Sonuç olarak gebelik planlayan, gebe veya lohusa olan kadınların canlı virüs içermeyen grip aşısı olması önerilmektedir. Gebeliğin tüm dönemlerinde aşı yapılabilir.
Gebelerde grip belirtileri ve yapılması gerekenler;
- 38 dereceyi geçen ateş, öksürük, burun akıntısı, iştahsızlık, halsizlik, kas ağrıları sayılabilir.
- Özellikle yüksek ateş bebek için de risk oluşturduğundan klinik belirtiler ortaya çıktığında tanısal testleri beklemeden tedaviye başlamak gerekir.
- Antiviral tedaviye belirtilerin çıktığı ilk iki gün içerisinde başlanması önemlidir.
- Bu nedenle grip şüphesi olan gebelerin zaman kaybetmeden doktora başvurması önemlidir.
- Diğer solunum yolu infeksiyonlarıyla ayırıcı tanının yapılması gereklidir.

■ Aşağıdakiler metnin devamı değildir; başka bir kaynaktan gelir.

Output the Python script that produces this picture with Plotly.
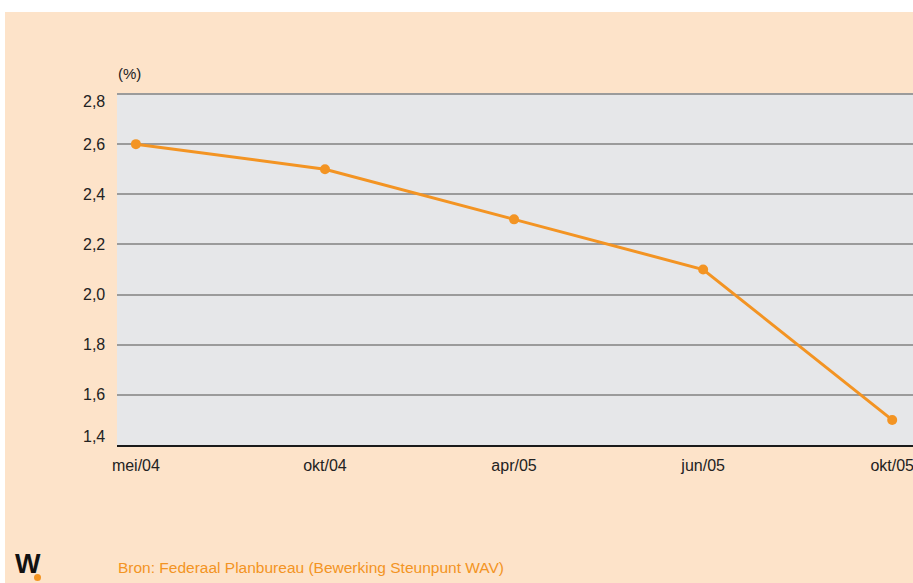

- Aşının koruyuculuğu %100 olmadığından aşılanmış olan gebelerin de grip belirtileri olması halinde doktora başvurması uygundur.
- Gebeliğin ilk üç ayında yüksek ateş bebeklerin omurga gelişimini olumsuz etkileyebileceği ve bazı doğumsal kusurlara yol açabileceğinden, doğum sırasında annede yüksek ateş de yenidoğanın nöbet geçirme veya spastik felç riskini yükselttiğinden ateşin hızla kontrol altına alınması gereklidir. Parasetamol bu amaca en uygun ilk seçenektir.
- İstirahat, genel bakım ve parasetamol dışında, eğer doktor gerekli görürse kullanılacak olan antiviral ilaçlar dışındaki ilaçların faydası tartışmalıdır.
Genel nezle-grip ilaçları plasental dolaşımı etkileyebilecek noradrenalin içerebildikleri için gebelikte uygun değildirler.